Nasarbajew, der sich neuerdings als „Elbasi“, Haupt des Volkes, anreden lässt, will das Land von den Fesseln der Vergangenheit lösen und ihm ein neues Image verpassen. Vor kurzem schlug er vor, sein Land in „Kasach Eli“, Land der Kasachen, umzubenennen. Man wolle nicht mehr in einen Topf mit den von Gewalt und Terror erschütterten Ländern Afghanistan und Pakistan geworfen werden. Zur Imagepflege gehört offenbar auch, Austragungsort der Olympischen Winterspiele zu werden. Zweimal schon scheiterte die Bewerbung. Diesmal soll es klappen.
„Wir sind ein demokratisches Land“
Die beiden Männer, die diesen Wunsch realisieren sollen, sind Pawel Nowikow, der Vizepräsident des Nationalen Olympischen Komitees für Kasachstan, ein beinharter Militär in Uniform, sowie der ehemalige Eiskunstläufer Andrej Krukow, der mit seinem maliziösen Grinsen bisweilen etwas unseriös wirkt. In einem fensterlosen Pressesaal von Sotschi trug Krukow im Februar ein paar Fakten über den Standort Almaty vor. Die Stadt sei das wirtschaftliche Zentrum Kasachstans, von Bergen umgeben und daher ideal für Wintersport geeignet. Die Sätze, die Krukow vom Blatt ablas, klangen in ihrem holprigen Englisch wie sowjetische Staatspropaganda. Der Funktionär betonte, wie tolerant die multiethnische und multireligiöse Bevölkerung mit Minderheiten umgehe und dass alles friedlich sei. Die Demonstration von 200 Studenten in Almaty Tage zuvor, die gegen die Olympiabewerbung protestiert hatten, spielte er herunter.

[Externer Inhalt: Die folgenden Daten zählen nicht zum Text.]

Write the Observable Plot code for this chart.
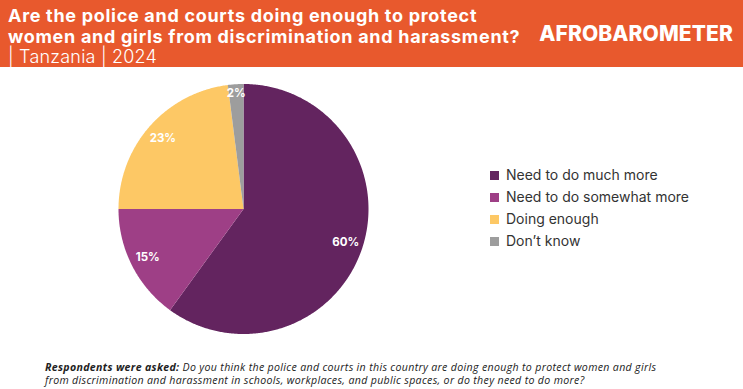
<!DOCTYPE html>
<html>
<head>
<meta charset="utf-8">
<script src="https://cdn.jsdelivr.net/npm/d3@7"></script>
<script src="https://cdn.jsdelivr.net/npm/@observablehq/plot@0.6"></script>
<style>
  html, body { margin: 0; padding: 0; background: #fff; }
  #page { position: relative; width: 743px; height: 389px; overflow: hidden; background: #fff; font-family: "Inter", "Open Sans", sans-serif; }
  #header { position: absolute; left: 0; top: 0; width: 743px; height: 67px; background: #E8592D; color: #fff; }
  #title { position: absolute; left: 8px; top: 6px; font-weight: 700; font-size: 18px; line-height: 20.5px; letter-spacing: 0.7px; }
  #title .sub { font-weight: 300; letter-spacing: 0.2px; }
  #logo { position: absolute; right: 10px; top: 21px; font-weight: 800; font-size: 21px; letter-spacing: 0.1px; }
  #chart { position: absolute; left: 0; top: 68px; }
  #legend { position: absolute; left: 490px; top: 164px; font-size: 14px; color: #333; }
  .item { height: 22px; line-height: 18px; display: flex; align-items: center; }
  .sw { width: 9px; height: 9px; margin-right: 7px; display: inline-block; }
  #footer { position: absolute; left: 45px; top: 361px; font-size: 10.6px; line-height: 13px; letter-spacing: 0.33px; font-style: italic; color: #222; font-family: "Open Sans", sans-serif; }
</style>
</head>
<body>
<div id="page">
  <div id="header">
    <div id="title">Are the police and courts doing enough to protect<br>women and girls from discrimination and harassment?<br><span class="sub">| Tanzania | 2024</span></div>
    <div id="logo">AFROBAROMETER</div>
  </div>
  <div id="chart"></div>
  <div id="legend"></div>
  <div id="footer"><b>Respondents were asked:</b> Do you think the police and courts in this country are doing enough to protect women and girls<br>from discrimination and harassment in schools, workplaces, and public spaces, or do they need to do more?</div>
</div>
<script>
const categories = ["Need to do much more", "Need to do somewhat more", "Doing enough", "Don\u2019t know"];
const values = [60, 15, 23, 2];
const labels = ["60%", "15%", "23%", "2%"];
const colors = ["#63245F", "#9E3F86", "#FDC865", "#9D9D9D"];

const total = d3.sum(values);
const slices = [];
const labelPts = [];
let acc = 0;
values.forEach((v, i) => {
  const a0 = acc / total * 2 * Math.PI;
  acc += v;
  const a1 = acc / total * 2 * Math.PI;
  slices.push({key: categories[i], x: 0, y: 0});
  const n = Math.max(2, Math.ceil((a1 - a0) / (Math.PI / 360)));
  for (let k = 0; k <= n; k++) {
    const a = a0 + (a1 - a0) * k / n;
    slices.push({key: categories[i], x: Math.sin(a), y: Math.cos(a)});
  }
  const am = (a0 + a1) / 2;
  const lr = v < 5 ? 0.93 : 0.86;
  labelPts.push({label: labels[i], x: lr * Math.sin(am), y: lr * Math.cos(am)});
});

const chart = Plot.plot({
  width: 743,
  height: 287,
  margin: 0,
  x: {domain: [-1, 1], range: [118, 368], axis: null},
  y: {domain: [-1, 1], range: [265.5, 15.5], axis: null},
  color: {domain: categories, range: colors},
  style: {background: "transparent", overflow: "visible"},
  marks: [
    Plot.line(slices, {x: "x", y: "y", z: "key", fill: "key", stroke: "none", curve: "linear"}),
    Plot.text(labelPts, {x: "x", y: "y", text: "label", fill: "#fff", fontWeight: 700, fontSize: 11.5, fontFamily: "Inter, sans-serif"})
  ]
});
document.getElementById("chart").appendChild(chart);

const legend = document.getElementById("legend");
categories.forEach((c, i) => {
  const d = document.createElement("div");
  d.className = "item";
  d.innerHTML = `<span class="sw" style="background:${colors[i]}"></span><span>${c}</span>`;
  legend.appendChild(d);
});
</script>
</body>
</html>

„Wir sind ein demokratisches Land“, behauptete Krukow, „die Menschen sprechen mit der Regierung und gehen auf die Straßen, das ist normal.“ Dass dieser Dialog des Öfteren mit dem Polizeiknüppel beendet wird, verschwieg er aber. Auch über die Luftverschmutzung in der 1,3-Millionen-Einwohnerstadt Almaty verlor er natürlich kein Wort. Einen Volksentscheid wie in München hält das kasachische Komitee so oder so nicht für nötig, die Bevölkerung stehe außer ein paar Unbelehrbaren geschlossen hinter dem Projekt. Der linientreue Eiskunstläufer Denis Ten, dessen Bronzemedaille-Erfolg in Sotschi mit 75 000 Dollar Prämie vergoldet wurde, trommelt fleißig für die Bewerbung seiner Heimatstadt.
Almaty war bereits Austragungsort der Asiatischen Winterspiele 2011. Die meisten Sportstätten stehen bereit, die Sprungschanzen liegen mitten in der Stadt, die alpinen Rennen würden im Hochgebirge des Tien Shan, einem Ausläufer der Berge von Tibet, stattfinden. Almaty benötigt nur noch eine Bobbahn, ein überdachtes Eisstadion sowie ein Olympisches Dorf. Dass diese Bauwerke in Gigantomanie und Größenwahn enden, ist nicht ausgeschlossen. Gleichwohl muss auch die Staatsführung die Kosten im Blick behalten.
Gute Aussichten bei der IOC-Vergabe
Die Lage der Banken in Kasachstan ist desolat, die Landeswährung befindet sich nach wiederholten Abwertungen durch die Notenbank im Sturzflug. Immer wieder musste die Regierung Gelder aus dem Nationalen Erdölfonds anzapfen, um die Währung und Wirtschaft zu stabilisieren.
Als Kostentreiber könnte sich auch die grassierende Korruption im Land erweisen. Laut Tengri News soll Aidar Musin, Organisator der Asiatischen Winterspiele 2011, beim Bau einer Skisprungschanze drei Millionen US-Dollar veruntreut haben. Diese Art von Wirtschaftsverständnis ist gewiss kein Hindernis für die Vergabe der Olympischen Spiele. Doch die Korruption könnte sich selbst als Stolperstein für das Regime erweisen.
Die Entscheidung über die Vergabe fällt das IOC in genau einem Jahr, am 31. Juli 2015. Nicht auszuschließen, dass die Spiele nach Almaty gehen.